The tone of the essay then turns academic but by then you are hooked. In the long essay that opens the casebook, "Travelling in the West: The Writings of Amitav Ghosh", Robert Dixon writes, "The characters in Ghosh's novels do not occupy discreet cultures, but `dwell in travel' in cultural spaces that flow across borders the `shadow lines' drawn around modern nation states." Dixon draws our attention to anthropologist James Clifford's article, "The Transit Lounge of Culture" which frames Ghosh's work in the context of recent developments in the discipline of anthropology, which studies the "borderlands between cultures...such Diaspora cultures...are produced by ongoing histories of migrations and transnational cultural flows." Once we begin to focus on these inter-cultural processes, Clifford argues, the notion of separate, discreet cultures evaporates; "we become aware that all cultures have long histories of border crossings, diasporas and migrations."
In the essay that follows, "Historicizing Scientific Reason in The Circle of Reason", Clair Chambers focuses on "Ghosh's interrogation of the cultural creation of `knowledge' in India, specifically upon his representation of the discourse of science in The Circle of Reason". Padmini Mongia in "Medieval Travel in Postcolonial Times" explores the question: "whether there is such a thing as a postcolonial travel writing: if so, what does it look like, and finally, whether Ghosh's In An Antique Land could be regarded in this perspective." Jon Mee confesses to being an admirer of The Shadow Lines in "The Burthen of the Mystery" but is intrigued by "a single phrase on the final page of the novel, that is, the narrator's comment about `a final redemptive mystery'."
Des Kothay, is an icebreaker that one Bengali invariably uses when he meets another, says Anjali Gera in a footnote to her "Amitav Ghosh Tells Old Wives Tales". It means "where is your country?" "The Shadow Lines", she writes, "attempts to explore the disjunctures between multiple constructions of the nation in the Indian imaginary." In "The Discoverer Discovered: The Calcutta Chromosome", John Theme argues that Ghosh is not just another post-Rushdie Indian novelist "for whom globalisation is an everyday fact of existence." His essay also "endeavours to discuss Ghosh's work in relation to the Subaltern Studies project and to argue that The Calcutta Chromosome exposes the limitation of post-colonial theory."
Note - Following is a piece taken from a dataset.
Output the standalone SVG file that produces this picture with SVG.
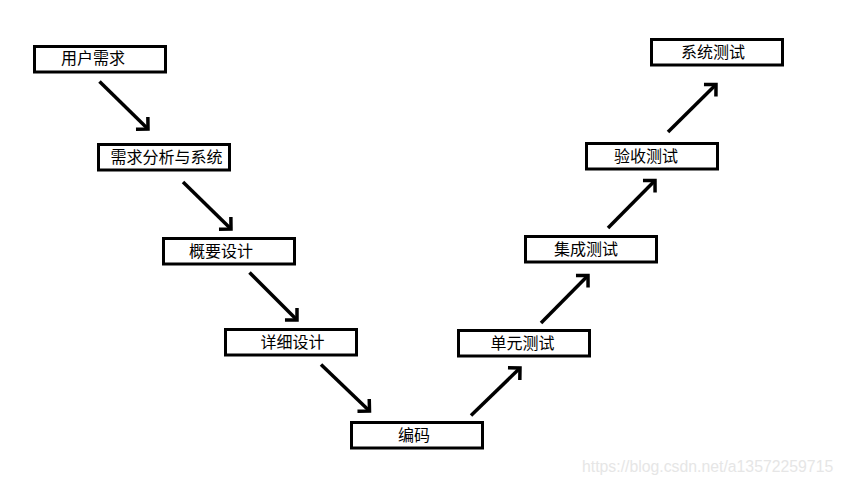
<svg xmlns="http://www.w3.org/2000/svg" width="844" height="486" viewBox="0 0 844 486">
  <style>
    .box { fill: #ffffff; stroke: #000000; stroke-width: 3; }
    .lbl { font-family: "Noto Sans CJK SC", "Microsoft YaHei", sans-serif; font-size: 16px; fill: #000000; }
    .conn { stroke: #000000; stroke-width: 3.5; fill: none; marker-end: url(#arr); }
    .wm { font-family: "Liberation Sans", Arial, sans-serif; font-size: 15.8px; fill: #e6e6e6; }
  </style>
  <defs>
    <marker id="arr" markerUnits="userSpaceOnUse" viewBox="-14 -12 18 24" refX="0" refY="0" markerWidth="18" markerHeight="24" orient="auto">
      <path d="M-8.5,-8.5 L0,0 L-8.5,8.5" fill="none" stroke="#000000" stroke-width="3.5" stroke-linejoin="miter"/>
    </marker>
  </defs>
  <rect x="0" y="0" width="844" height="486" fill="#ffffff"/>

  <g id="n1">
    <rect class="box" x="34.5" y="46.5" width="131" height="25.5"/>
    <text class="lbl" x="61" y="64">用户需求</text>
  </g>
  <g id="n2">
    <rect class="box" x="98.5" y="144.5" width="131" height="25.5"/>
    <text class="lbl" x="110.5" y="162.5">需求分析与系统</text>
  </g>
  <g id="n3">
    <rect class="box" x="163.5" y="238.5" width="131" height="25.5"/>
    <text class="lbl" x="189" y="256.5">概要设计</text>
  </g>
  <g id="n4">
    <rect class="box" x="225.5" y="329.5" width="131" height="25.5"/>
    <text class="lbl" x="260.5" y="347.5">详细设计</text>
  </g>
  <g id="n5">
    <rect class="box" x="351.5" y="422.5" width="131" height="25.5"/>
    <text class="lbl" x="398" y="440.5">编码</text>
  </g>
  <g id="n6">
    <rect class="box" x="458.5" y="330.5" width="131" height="25.5"/>
    <text class="lbl" x="490.5" y="348.5">单元测试</text>
  </g>
  <g id="n7">
    <rect class="box" x="525.5" y="236.5" width="131" height="25.5"/>
    <text class="lbl" x="554" y="254.5">集成测试</text>
  </g>
  <g id="n8">
    <rect class="box" x="586.5" y="143.5" width="131" height="25.5"/>
    <text class="lbl" x="614" y="161.5">验收测试</text>
  </g>
  <g id="n9">
    <rect class="box" x="651.5" y="39.5" width="131" height="25.5"/>
    <text class="lbl" x="681" y="57.5">系统测试</text>
  </g>

  <g id="connectors">
    <line class="conn" x1="99.5" y1="81.5" x2="148" y2="129"/>
    <line class="conn" x1="183" y1="182" x2="231" y2="229"/>
    <line class="conn" x1="249.5" y1="272.5" x2="297" y2="320"/>
    <line class="conn" x1="321" y1="364.5" x2="369.5" y2="411"/>
    <line class="conn" x1="471" y1="415.5" x2="520" y2="368"/>
    <line class="conn" x1="541" y1="323" x2="588" y2="275.5"/>
    <line class="conn" x1="608" y1="228" x2="655" y2="180.5"/>
    <line class="conn" x1="668" y1="132" x2="716" y2="84.5"/>
  </g>

  <text class="wm" x="582" y="472">https://blog.csdn.net/a13572259715</text>
</svg>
In the last essay, "The Road from Mandalay: Reflections on The Glass Palace", Rukmini Bhaya Nair offers this sharp, insightful remark: "The existential angst of modernist fiction is replaced in the post colonial novel by a phenomenon one might call `exit-ential anxiety'. Diaspora takes the place of doubt and homelessness becomes the principle trope, typifying a historical condition as well as a state of mind...Any writer who seeks to present the soul of man under colonialism, as Amitiva Ghosh does in his latest, The Glass Palace, is therefore condemned to record this exit-ential dilemma..." The Companion, which ends with an extensive, up to date bibliography, is a major contribution to the growing body of scholarship on Amitav Ghosh.
PRADEEP SEBASTIAN
Amitav Ghosh: A Critical Companion, edited by Tabish Khair, Permanent Black, Rs.495.